La statua fu subito trasferita a Napoli, per volere di Re Ferdinando di Borbone e per lungo tempo se ne persero le tracce in quanto era andata a finire nei depositi del Museo Archeologico Nazionale.
Il senatore Specchia formulò un’interrogazione parlamentare per chiedere la restituzione della statua, ma il Ministero si oppose in quanto, a parere della Sovrintendenza, la statua proveniva da scavi effettuati alla fine del XVIII secolo ad Ercolano. La risposta non ci convinse e da ricerche fatte in archivio venne fuori che una badessa di Brindisi, Suor Albina Montenegro, del convento di San Benedetto, in una missiva inviata al padre di una novizia raccontava, pochi giorni dopo il ritrovamento, della scoperta della statua raffigurante Ercole, insieme a delle monete e dell’imminente trasferimento d a Napoli per volere del Re. Felici di questa prova documentale la esponemmo al Sottosegretario ai Beni Culturali e fu il Ministero stesso a concedere il prestito temporaneo della statua al nostro Museo Provinciale.Ci fu un piccolo giallo, in quanto il Museo di Napoli non sapeva dove fosse andata a finire la statua, in quanto era stata stipata in uno dei tanti depositi e solo dopo alcune settimane ci comunicarono che stavano provvedendo alla pulizia prima di inviarla. Ricevetti anche una lettera dell’ex vice Ministro ai Beni Culturali, Carlo Scarascia Mugnozza che si congratulava in quanto eravamo riusciti in una impresa che nemmeno a lui, nonostante la carica ricoperta, era riuscita.

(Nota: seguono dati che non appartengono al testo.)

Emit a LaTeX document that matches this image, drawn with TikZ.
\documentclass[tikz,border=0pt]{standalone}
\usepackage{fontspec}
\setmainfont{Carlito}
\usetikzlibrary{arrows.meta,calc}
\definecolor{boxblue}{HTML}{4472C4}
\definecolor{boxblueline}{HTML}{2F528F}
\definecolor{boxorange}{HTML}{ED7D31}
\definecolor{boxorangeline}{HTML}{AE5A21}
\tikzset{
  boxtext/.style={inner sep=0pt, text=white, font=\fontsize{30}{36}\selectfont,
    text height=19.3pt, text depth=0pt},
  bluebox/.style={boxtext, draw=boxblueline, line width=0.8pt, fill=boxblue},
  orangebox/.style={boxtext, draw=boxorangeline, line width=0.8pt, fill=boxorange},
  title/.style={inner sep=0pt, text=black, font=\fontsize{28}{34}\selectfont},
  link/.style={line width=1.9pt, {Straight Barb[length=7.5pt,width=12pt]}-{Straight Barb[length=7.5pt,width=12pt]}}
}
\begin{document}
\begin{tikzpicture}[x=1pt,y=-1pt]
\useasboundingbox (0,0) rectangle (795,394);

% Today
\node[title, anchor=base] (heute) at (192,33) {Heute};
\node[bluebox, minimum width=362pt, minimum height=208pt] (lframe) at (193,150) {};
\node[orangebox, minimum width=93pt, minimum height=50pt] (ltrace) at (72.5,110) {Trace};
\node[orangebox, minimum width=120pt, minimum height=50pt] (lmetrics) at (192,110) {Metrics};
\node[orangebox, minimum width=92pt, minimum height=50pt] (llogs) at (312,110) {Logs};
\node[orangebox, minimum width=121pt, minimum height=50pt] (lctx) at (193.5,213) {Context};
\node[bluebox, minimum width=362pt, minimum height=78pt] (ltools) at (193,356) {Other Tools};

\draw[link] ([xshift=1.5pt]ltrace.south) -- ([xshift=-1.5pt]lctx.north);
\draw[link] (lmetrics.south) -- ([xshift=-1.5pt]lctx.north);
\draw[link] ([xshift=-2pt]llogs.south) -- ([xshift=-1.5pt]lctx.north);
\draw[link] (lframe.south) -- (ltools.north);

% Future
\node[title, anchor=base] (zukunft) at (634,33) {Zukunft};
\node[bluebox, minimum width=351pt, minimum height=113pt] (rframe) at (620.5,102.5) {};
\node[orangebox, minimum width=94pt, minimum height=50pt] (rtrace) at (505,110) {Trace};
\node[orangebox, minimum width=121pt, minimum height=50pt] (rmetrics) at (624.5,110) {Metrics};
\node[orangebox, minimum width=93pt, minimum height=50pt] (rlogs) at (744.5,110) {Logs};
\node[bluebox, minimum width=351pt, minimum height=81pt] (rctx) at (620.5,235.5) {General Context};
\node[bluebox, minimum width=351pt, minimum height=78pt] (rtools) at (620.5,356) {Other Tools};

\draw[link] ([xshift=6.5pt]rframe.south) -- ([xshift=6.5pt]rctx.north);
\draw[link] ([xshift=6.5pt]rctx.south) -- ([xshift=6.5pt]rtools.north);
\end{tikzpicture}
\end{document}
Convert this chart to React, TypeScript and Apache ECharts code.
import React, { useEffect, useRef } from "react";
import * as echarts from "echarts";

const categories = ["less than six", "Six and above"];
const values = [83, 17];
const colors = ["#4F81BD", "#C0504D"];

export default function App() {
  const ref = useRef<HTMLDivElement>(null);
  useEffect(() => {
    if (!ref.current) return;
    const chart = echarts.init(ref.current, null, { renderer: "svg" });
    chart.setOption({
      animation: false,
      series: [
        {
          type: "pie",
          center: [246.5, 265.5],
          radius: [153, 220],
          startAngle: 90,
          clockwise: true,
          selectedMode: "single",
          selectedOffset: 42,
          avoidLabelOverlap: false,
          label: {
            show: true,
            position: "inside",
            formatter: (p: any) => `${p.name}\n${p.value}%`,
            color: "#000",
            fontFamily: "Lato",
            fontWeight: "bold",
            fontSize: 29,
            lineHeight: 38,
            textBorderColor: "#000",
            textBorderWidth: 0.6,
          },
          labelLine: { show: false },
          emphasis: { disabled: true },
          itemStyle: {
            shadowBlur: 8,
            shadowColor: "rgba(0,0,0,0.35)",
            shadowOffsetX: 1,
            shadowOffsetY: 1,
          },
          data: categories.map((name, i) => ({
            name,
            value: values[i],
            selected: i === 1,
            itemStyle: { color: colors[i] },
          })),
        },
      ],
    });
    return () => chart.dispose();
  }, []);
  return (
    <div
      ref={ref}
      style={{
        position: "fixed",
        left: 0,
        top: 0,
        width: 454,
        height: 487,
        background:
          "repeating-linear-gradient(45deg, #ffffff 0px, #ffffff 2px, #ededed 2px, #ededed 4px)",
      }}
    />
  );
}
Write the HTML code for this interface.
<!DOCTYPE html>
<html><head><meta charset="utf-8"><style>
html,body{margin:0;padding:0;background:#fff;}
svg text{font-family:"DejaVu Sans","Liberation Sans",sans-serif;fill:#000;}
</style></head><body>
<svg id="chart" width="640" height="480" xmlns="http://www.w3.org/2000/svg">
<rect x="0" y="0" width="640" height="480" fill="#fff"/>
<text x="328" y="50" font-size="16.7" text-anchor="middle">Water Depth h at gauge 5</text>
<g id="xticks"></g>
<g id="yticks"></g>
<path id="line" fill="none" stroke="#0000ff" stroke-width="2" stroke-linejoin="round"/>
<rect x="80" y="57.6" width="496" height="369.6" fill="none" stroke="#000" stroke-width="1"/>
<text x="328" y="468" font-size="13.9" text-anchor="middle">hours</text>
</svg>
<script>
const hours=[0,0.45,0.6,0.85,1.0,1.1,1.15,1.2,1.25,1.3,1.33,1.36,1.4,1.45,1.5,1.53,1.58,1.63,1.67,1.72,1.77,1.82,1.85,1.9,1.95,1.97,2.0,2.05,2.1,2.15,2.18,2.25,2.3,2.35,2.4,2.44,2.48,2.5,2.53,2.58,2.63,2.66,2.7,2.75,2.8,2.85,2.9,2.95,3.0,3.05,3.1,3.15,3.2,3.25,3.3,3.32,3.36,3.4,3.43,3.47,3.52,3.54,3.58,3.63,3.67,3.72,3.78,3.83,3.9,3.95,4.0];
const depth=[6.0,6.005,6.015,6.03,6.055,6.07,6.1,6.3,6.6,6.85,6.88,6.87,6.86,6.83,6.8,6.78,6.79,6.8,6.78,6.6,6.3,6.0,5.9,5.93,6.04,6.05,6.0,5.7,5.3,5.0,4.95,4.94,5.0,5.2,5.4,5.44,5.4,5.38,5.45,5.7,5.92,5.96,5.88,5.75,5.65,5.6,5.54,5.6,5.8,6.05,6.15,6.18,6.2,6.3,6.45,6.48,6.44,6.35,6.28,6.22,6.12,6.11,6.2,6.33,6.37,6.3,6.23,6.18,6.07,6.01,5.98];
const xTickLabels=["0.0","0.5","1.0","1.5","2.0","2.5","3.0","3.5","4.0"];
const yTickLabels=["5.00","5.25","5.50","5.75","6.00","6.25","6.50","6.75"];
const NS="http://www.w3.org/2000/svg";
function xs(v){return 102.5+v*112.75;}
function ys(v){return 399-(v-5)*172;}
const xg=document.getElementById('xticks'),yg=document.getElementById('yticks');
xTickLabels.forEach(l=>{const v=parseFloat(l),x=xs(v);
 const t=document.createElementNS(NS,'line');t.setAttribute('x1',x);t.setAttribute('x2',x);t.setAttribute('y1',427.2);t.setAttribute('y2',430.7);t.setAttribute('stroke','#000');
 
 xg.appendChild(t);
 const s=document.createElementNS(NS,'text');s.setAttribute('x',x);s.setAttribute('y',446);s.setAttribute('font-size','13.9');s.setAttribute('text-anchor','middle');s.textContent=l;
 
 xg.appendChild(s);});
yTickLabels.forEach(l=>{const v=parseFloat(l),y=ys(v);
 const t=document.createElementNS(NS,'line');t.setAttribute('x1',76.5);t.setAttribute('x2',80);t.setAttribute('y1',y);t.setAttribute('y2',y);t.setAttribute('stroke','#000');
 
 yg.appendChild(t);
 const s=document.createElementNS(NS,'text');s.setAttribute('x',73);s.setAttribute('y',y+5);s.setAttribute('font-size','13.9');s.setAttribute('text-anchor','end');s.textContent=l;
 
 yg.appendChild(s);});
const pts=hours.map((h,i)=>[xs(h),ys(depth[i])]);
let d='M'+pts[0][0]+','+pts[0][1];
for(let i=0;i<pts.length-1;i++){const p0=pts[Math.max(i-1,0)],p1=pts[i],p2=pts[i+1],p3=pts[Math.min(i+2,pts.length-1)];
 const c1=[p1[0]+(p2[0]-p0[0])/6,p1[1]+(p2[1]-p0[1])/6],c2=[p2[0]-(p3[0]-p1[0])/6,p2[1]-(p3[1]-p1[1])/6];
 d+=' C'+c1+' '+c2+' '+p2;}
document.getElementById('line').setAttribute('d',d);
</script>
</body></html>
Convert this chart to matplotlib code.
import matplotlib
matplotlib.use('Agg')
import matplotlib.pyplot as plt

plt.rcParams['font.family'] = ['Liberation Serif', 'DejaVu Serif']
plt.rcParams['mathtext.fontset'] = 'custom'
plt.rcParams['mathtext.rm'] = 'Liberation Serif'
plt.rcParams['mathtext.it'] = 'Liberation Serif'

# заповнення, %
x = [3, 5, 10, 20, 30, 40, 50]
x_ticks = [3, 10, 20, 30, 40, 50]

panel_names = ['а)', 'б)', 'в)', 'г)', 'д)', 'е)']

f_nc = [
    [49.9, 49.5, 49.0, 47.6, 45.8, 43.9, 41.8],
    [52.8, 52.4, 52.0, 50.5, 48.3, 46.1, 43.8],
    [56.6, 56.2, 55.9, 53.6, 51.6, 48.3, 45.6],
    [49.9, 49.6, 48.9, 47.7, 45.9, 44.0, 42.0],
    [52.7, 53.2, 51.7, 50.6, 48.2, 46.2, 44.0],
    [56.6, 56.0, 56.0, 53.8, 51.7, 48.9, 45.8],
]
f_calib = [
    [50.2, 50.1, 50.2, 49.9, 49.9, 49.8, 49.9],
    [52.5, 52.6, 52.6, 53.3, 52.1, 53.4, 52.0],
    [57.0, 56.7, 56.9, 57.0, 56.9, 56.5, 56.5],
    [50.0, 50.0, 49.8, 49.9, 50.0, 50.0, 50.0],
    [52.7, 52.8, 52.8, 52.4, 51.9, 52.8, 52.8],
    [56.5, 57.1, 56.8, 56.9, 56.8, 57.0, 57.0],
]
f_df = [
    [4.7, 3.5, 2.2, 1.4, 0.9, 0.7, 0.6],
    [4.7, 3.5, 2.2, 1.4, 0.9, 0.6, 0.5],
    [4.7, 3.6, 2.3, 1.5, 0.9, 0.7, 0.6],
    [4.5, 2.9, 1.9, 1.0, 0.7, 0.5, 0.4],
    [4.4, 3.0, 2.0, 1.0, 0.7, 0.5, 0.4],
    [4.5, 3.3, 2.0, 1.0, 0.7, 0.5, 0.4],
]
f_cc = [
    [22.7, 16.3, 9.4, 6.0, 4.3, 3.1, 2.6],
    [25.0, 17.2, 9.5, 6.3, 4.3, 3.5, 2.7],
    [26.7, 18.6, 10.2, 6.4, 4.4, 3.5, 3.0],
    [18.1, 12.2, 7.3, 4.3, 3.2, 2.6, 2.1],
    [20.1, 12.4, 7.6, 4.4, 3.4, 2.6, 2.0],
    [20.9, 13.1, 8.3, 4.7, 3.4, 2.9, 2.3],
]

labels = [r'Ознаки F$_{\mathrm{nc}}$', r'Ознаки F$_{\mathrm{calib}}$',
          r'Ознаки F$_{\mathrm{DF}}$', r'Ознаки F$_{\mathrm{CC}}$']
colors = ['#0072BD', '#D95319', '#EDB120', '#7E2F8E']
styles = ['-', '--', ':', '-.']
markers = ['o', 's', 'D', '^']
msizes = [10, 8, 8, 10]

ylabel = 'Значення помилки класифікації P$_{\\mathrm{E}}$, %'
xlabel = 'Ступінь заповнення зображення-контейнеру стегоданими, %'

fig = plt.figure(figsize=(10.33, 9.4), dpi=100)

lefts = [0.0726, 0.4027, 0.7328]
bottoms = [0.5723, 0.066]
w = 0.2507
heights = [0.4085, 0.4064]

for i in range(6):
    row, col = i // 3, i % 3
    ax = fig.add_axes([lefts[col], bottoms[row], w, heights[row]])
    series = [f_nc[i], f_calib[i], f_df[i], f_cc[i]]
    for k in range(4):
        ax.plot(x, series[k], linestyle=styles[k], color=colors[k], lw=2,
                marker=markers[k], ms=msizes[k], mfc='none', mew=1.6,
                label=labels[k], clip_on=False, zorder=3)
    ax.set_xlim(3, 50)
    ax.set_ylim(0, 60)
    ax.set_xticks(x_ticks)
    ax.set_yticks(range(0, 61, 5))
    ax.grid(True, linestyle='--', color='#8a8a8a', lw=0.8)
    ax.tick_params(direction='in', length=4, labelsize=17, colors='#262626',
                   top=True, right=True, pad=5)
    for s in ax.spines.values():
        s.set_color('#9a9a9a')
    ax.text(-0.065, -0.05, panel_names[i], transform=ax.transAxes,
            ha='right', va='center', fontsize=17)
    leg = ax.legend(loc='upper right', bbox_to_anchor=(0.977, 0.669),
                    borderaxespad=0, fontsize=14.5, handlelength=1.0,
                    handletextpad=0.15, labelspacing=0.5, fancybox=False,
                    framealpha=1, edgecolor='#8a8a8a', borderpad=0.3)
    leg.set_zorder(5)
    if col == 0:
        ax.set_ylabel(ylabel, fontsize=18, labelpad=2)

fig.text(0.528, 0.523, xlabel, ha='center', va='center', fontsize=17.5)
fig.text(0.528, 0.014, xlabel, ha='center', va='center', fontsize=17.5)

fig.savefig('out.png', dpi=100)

La statua rimase a Brindisi per tre anni, fino a quando il museo partenopeo, affermando di volerla esporre al pubblico, la richiese indietro, ma ciò, nei fatti, fu solo una scusa e non appena l’Ercole rientrò a Napoli, finì nuovamente nei depositi dove era rimasta a marcire per oltre due secoli. Per questo non mollai la presa e, nel 2012, mi recai nuovamente a Napoli per parlare con la Dirigente del settore archeologico del Museo alla quale espressi la volontà della Città di Brindisi di riottenere la statua, possibilmente a titolo definitivo.
Una volta constatato dalla documentazione che effettivamente il ritrovamento avvenne a Brindisi si concordò che in caso di richiesta ufficiale sarebbe stata restituita. Il che avvenne e dal giugno 2013 l’Ercole brindisino è tornato da noi”.
Visto l’impegno che hai profuso per far tornare Ercole a casa sua, cosa rappresenta per te questa statua e cosa potrebbe e dovrebbe rappresentare, a tuo avviso, per i brindisini?
“Per me è stato sicuramente un modo di servire la mia amata città, è stata una grande battaglia, all’insegna della brindisinità, sono orgoglioso di aver potuto dare il mio contributo alla storia ed alla cultura di Brindisi. Detto questo, vorrei che l’Ercole brindisino fosse uno spunto a che tutti i brindisini siano più legati alle nostre origini ed alla nostra comune identità storica e culturale”.